### To do:
Say how many lines contain the string "that". Give no other output.
— BEGIN Entries supplied —
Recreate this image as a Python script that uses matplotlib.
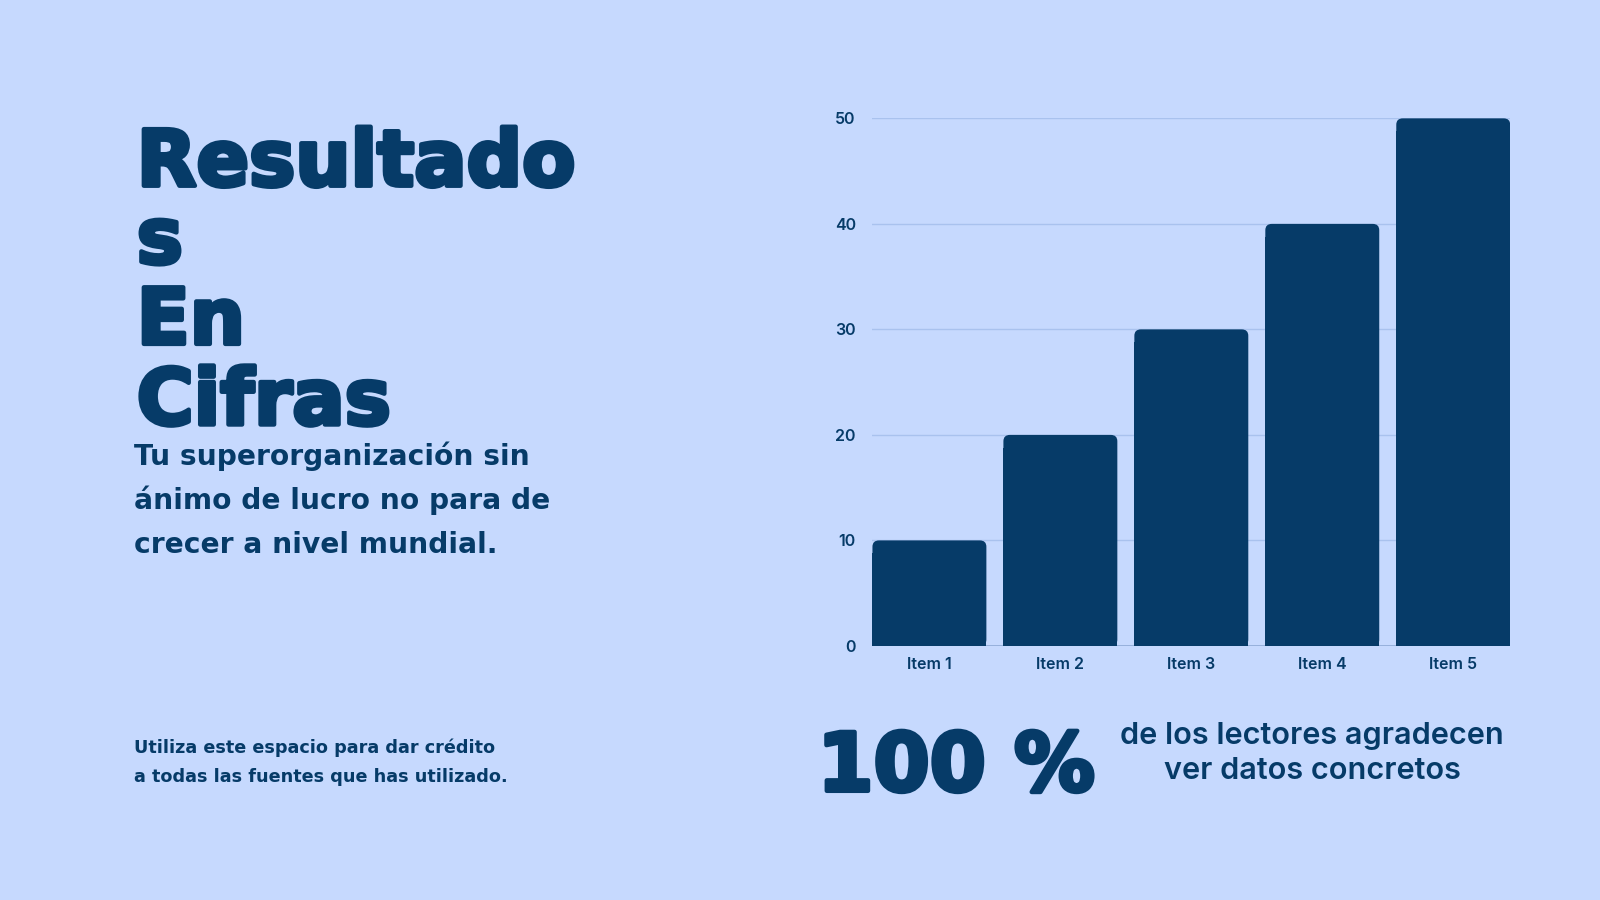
— END Entries supplied —
— BEGIN Entries supplied —
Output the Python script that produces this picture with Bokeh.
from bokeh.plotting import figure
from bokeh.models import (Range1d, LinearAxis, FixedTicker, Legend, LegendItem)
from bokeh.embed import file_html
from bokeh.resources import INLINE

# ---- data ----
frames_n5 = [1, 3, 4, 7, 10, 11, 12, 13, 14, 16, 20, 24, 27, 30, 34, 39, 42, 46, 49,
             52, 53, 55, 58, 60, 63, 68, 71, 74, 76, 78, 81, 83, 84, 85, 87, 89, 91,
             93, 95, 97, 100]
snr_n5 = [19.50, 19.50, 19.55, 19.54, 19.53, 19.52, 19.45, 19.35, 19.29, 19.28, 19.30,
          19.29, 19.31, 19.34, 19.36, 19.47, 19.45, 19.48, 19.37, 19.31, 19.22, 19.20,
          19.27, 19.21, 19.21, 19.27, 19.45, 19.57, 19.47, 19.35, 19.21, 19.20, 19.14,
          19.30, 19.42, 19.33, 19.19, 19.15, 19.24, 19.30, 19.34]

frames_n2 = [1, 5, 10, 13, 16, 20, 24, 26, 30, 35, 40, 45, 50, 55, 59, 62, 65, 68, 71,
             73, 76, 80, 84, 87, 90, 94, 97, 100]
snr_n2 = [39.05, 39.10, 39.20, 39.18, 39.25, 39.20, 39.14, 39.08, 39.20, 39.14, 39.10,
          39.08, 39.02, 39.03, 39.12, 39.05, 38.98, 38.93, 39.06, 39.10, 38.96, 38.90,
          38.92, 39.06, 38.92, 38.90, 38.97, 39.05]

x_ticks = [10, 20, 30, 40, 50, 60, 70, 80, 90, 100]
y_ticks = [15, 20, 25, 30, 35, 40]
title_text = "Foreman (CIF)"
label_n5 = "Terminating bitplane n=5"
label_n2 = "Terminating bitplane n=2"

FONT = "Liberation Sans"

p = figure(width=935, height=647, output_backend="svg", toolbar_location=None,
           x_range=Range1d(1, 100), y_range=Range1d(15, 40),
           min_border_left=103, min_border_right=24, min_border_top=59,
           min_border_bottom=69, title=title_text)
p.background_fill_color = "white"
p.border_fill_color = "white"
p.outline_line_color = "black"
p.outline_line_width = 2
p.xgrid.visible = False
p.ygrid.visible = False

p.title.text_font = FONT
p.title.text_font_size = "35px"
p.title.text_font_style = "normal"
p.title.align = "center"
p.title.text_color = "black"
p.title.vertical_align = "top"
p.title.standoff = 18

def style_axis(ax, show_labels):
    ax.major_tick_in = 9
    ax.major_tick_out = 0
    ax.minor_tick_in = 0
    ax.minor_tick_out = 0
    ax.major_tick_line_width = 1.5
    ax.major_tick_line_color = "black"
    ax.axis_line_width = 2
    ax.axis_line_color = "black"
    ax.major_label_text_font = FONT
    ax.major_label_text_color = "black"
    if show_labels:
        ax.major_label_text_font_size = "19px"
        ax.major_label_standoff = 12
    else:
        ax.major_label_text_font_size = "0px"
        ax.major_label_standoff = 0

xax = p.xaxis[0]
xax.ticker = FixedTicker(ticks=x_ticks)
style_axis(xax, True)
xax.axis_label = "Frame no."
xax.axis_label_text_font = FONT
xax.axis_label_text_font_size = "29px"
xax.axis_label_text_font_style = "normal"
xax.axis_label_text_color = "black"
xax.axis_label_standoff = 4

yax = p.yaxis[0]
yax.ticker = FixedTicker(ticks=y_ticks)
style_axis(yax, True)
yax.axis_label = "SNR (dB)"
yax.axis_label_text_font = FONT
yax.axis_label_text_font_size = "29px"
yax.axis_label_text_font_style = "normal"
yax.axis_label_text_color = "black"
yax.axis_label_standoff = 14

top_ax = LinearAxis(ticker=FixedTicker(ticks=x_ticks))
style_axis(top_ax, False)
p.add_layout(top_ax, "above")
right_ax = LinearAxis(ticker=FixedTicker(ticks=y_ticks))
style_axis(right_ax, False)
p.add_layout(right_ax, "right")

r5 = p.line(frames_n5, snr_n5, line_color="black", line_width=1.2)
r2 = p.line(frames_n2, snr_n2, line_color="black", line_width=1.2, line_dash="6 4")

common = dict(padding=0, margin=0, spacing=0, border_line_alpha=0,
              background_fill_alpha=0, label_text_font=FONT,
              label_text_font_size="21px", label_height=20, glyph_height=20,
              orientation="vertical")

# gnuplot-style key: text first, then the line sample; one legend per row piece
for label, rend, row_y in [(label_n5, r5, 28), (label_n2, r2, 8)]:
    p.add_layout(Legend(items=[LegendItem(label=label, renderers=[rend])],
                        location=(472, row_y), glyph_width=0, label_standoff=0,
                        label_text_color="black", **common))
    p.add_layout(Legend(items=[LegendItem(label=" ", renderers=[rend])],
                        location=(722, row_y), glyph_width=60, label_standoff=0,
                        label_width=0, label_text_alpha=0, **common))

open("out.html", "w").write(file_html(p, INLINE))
— END Entries supplied —
— BEGIN Entries supplied —
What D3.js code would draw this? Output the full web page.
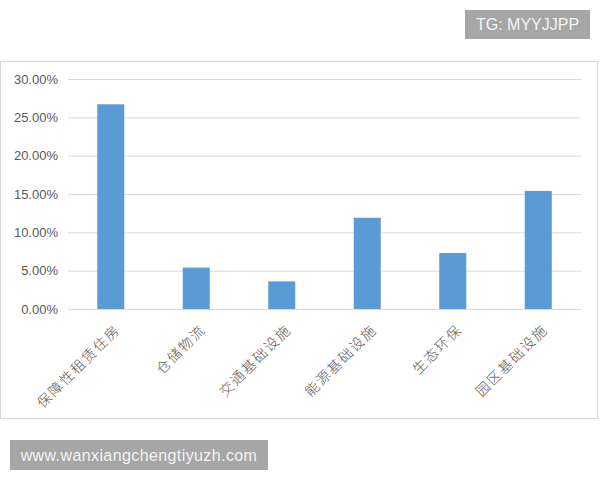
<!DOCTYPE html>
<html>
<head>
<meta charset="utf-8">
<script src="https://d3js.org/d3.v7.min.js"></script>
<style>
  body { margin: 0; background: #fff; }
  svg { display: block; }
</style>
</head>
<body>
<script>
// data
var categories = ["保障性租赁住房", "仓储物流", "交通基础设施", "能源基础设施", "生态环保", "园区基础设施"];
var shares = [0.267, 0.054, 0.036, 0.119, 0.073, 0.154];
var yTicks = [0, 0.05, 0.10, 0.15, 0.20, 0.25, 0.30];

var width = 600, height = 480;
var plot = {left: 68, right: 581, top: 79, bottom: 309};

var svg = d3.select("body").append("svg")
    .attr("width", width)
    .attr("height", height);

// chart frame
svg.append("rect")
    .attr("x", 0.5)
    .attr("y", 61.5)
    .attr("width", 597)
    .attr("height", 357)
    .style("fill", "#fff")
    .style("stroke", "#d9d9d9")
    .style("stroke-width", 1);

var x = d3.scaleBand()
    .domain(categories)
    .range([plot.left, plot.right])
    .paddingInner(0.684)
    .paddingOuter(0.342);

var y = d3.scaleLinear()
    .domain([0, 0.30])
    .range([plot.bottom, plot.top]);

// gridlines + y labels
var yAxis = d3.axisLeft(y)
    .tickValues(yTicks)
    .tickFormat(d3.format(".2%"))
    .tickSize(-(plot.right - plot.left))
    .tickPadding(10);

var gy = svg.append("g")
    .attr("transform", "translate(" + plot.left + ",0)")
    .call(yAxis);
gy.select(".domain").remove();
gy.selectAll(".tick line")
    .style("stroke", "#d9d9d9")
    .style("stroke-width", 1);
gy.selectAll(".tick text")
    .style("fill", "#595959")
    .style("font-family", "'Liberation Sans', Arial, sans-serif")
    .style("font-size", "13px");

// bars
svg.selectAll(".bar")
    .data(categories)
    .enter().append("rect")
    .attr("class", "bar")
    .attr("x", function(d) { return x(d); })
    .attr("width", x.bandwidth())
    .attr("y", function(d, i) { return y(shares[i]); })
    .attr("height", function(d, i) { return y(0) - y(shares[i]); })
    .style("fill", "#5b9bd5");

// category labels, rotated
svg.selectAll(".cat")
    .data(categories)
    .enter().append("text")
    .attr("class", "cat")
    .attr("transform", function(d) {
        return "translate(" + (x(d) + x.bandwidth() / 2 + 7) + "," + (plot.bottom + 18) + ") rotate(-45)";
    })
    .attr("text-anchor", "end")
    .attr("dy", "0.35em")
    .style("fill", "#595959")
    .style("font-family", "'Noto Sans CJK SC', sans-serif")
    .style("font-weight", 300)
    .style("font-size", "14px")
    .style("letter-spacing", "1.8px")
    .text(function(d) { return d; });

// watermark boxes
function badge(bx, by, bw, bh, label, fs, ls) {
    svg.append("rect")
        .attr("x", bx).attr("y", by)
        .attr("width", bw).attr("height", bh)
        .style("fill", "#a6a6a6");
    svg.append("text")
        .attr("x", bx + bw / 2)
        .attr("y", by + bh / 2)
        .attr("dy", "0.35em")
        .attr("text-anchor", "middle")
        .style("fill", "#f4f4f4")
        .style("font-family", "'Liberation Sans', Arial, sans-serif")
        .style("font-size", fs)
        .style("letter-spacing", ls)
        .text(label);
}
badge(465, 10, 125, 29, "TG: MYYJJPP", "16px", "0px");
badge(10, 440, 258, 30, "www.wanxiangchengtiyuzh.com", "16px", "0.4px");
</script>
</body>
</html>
— END Entries supplied —
### Answer to this task:
2